We scored some local beef Chuck Eye Steaks yesterday, and decided it was steak and salad time. Our token veg was Crowder peas, unfortunately made from dried ones, as we have eaten our way almost completely though our freezer. Good thing the official opening of the Festhalle Farmer’s Market is next weekend.
But we had homegrown fresh greens for the salad. As Neil Young rightly said. “Homegrown is the way it should be.” We topped the salad with my Half A Remoulade sauce, a go to around here. Half A means half a**ed.
Ingredients
Mayonnaise
Ketchup
Lemon Juice (we use Meyer Lemon Juice)
Salt
Dill Pickle, finely chopped
Capers, finely chopped
1 Scallion
Tabasco Sauce
We use this on everything from Salads to Po-Boys. Add some extra hot sauce for the Po-boys. Proportions for this sauce are between you and your conscience.
And now for some gratuitous spring blooming shrub pictures.
I grew up on a farm where we had 10,000 chickens a year, and plots of fifteen acres of pink eye purple hull peas. No more of that. Here’s a typical spring garden now.
Neviusia
That’s Alabama Snow Wreath, Neviusia alabamensis, standing guard over my scallions, radishes, and peas. It’s an incredibly rare shrub. We’re already eating the scallions, and the mizuna will be next. Then comes the spring favorite: PEAS.
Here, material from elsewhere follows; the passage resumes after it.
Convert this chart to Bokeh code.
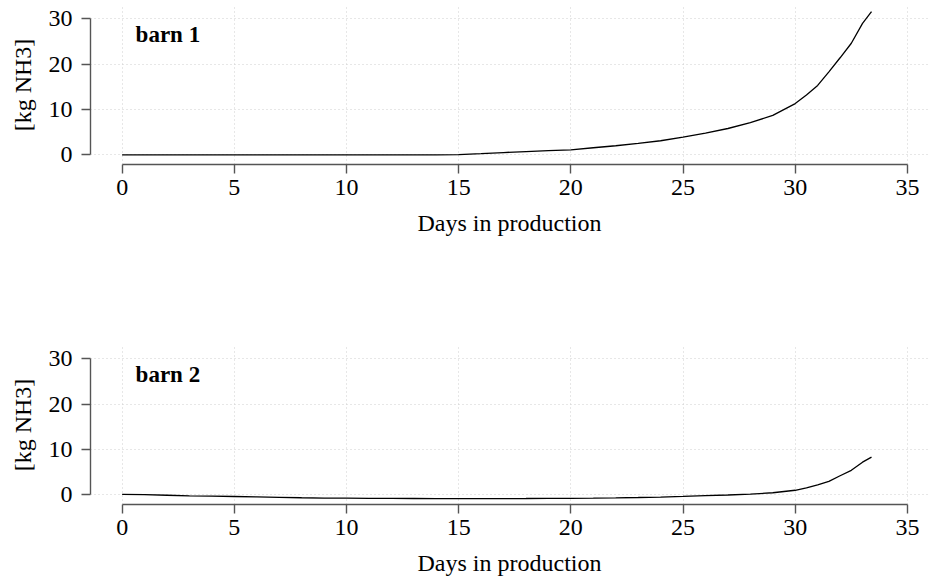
from bokeh.plotting import figure
from bokeh.layouts import column
from bokeh.models import Range1d, SingleIntervalTicker, Label
from bokeh.embed import file_html
from bokeh.resources import INLINE

# ---- data ----
DAYS = [0, 1, 2, 3, 4, 5, 6, 7, 8, 9, 10, 11, 12, 13, 14, 15, 16, 17, 18, 19, 20,
        21, 22, 23, 24, 25, 26, 27, 28, 29, 30, 30.5, 31, 31.5, 32, 32.5, 33, 33.4]
BARN1 = [0, 0, 0, 0, 0, 0, 0, 0, 0, 0, 0, 0, 0, 0, 0,
         0.05, 0.25, 0.5, 0.7, 0.9, 1.1, 1.55, 2.0, 2.5, 3.1, 3.9, 4.8, 5.8, 7.1, 8.7, 11.3,
         13.2, 15.3, 18.3, 21.4, 24.6, 29.0, 31.6]
BARN2 = [0.1, 0.05, -0.1, -0.25, -0.3, -0.37, -0.45, -0.55, -0.65, -0.72, -0.75, -0.78,
         -0.8, -0.82, -0.83, -0.84, -0.84, -0.83, -0.82, -0.8, -0.78, -0.75, -0.68, -0.6,
         -0.5, -0.37, -0.2, -0.05, 0.15, 0.45, 1.0,
         1.55, 2.2, 2.95, 4.2, 5.4, 7.2, 8.3]
PANEL_TITLES = ["barn 1", "barn 2"]
X_LABEL = "Days in production"
Y_LABEL = "[kg NH3]"

FONT = "Liberation Serif"
FS = "24px"


def make_panel(days, vals, title, top_border, bottom_border, height):
    p = figure(width=928, height=height, output_backend="svg", toolbar_location=None,
               x_range=Range1d(-1.41, 35.94), y_range=Range1d(-2.14, 32.93),
               min_border_left=90, min_border_right=0,
               min_border_top=top_border, min_border_bottom=bottom_border)
    p.outline_line_color = None
    p.background_fill_color = "white"
    p.border_fill_color = "white"

    p.xaxis.ticker = SingleIntervalTicker(interval=5)
    p.yaxis.ticker = SingleIntervalTicker(interval=10)
    p.xaxis.bounds = (0, 35)
    p.yaxis.bounds = (0, 30)
    for ax in (p.xaxis, p.yaxis):
        ax.axis_line_color = "#555555"
        ax.axis_line_width = 1.4
        ax.major_tick_line_color = "#555555"
        ax.major_tick_line_width = 1.4
        ax.major_tick_out = 9
        ax.major_tick_in = 0
        ax.minor_tick_line_color = None
        ax.major_label_text_font = FONT
        ax.major_label_text_font_size = FS
        ax.major_label_text_color = "black"
        ax.axis_label_text_font = FONT
        ax.axis_label_text_font_size = FS
        ax.axis_label_text_font_style = "normal"
        ax.axis_label_text_color = "black"
    p.xaxis.axis_label = X_LABEL
    p.yaxis.axis_label = Y_LABEL
    p.xaxis.major_label_standoff = 6
    p.xaxis.axis_label_standoff = 12
    p.yaxis.major_label_standoff = 9
    p.yaxis.major_label_orientation = "horizontal"
    p.yaxis.axis_label_standoff = 10

    for g in (p.xgrid, p.ygrid):
        g.grid_line_color = "#cfcfcf"
        g.grid_line_dash = "1 3"
        g.grid_line_width = 1
    p.xgrid.ticker = SingleIntervalTicker(interval=5)
    p.ygrid.ticker = SingleIntervalTicker(interval=10)

    p.line(days, vals, line_color="black", line_width=1.3)

    p.add_layout(Label(x=0.6, y=26.6, text=title, text_font=FONT,
                       text_font_size="23px", text_font_style="bold",
                       text_color="black", text_baseline="alphabetic"))
    return p


p1 = make_panel(DAYS, BARN1, PANEL_TITLES[0], 5, 126, 290)
p2 = make_panel(DAYS, BARN2, PANEL_TITLES[1], 55, 79, 293)

layout = column(p1, p2, spacing=0)
open("out.html", "w").write(file_html(layout, INLINE))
Green Arrow Peas, and more Mizuna
This is my first year growing Green Arrow english peas. So far the weather has been perfect, and I’ll hopefully have a recipe with fresh peas to share in a month or so.
After a decade of having red beans and rice for my birthday dinner every year, I decided to go full on native this year with Rabbit and Dumplings. So why not start with a nice marinade?
Marinade for Rabbit
Wine (I have loads of Apple Wine)
1 teaspoon Sea Salt
Black Peppercorns
You only need enough wine to cover the bunny. Marinate for at least an hour, preferably overnight, and then simmer the rabbit for about forty five minutes. Add water to the marinade for the simmering. Let the cooked rabbit cool, and then make the dumplings.
Dumplings Cooking
Dumplings
These are rolled dumplings, not the drop kind.
2 cups Flour
1 teaspoon Baking Powder
3 tablespoons Butter
2 Eggs
A little Milk
Mix these as with any dough. Keep plenty of flour handy, as they do tend to get very sticky. Roll out thin, cut into small rectangles, and cook in the rabbit cooking broth, along with:
2 cups Chicken Stock
1 Onion, chopped and cooked in Butter
Dumplings take some time to cook, so shred up the rabbit meat, and have a glass (or two) of wine. You’ll know when the dumplings are done, as they will no longer taste like raw dumplings. Finally, add the shredded rabbit meat, and heat through thoroughly.
Go to work the next day, and tell your co-workers that you ate pink-nosed bunny for your birthday, and see how they react.
The wild blueberries are blooming here now, as well as the peach trees. Give it up, winter. Spring is ready to take over.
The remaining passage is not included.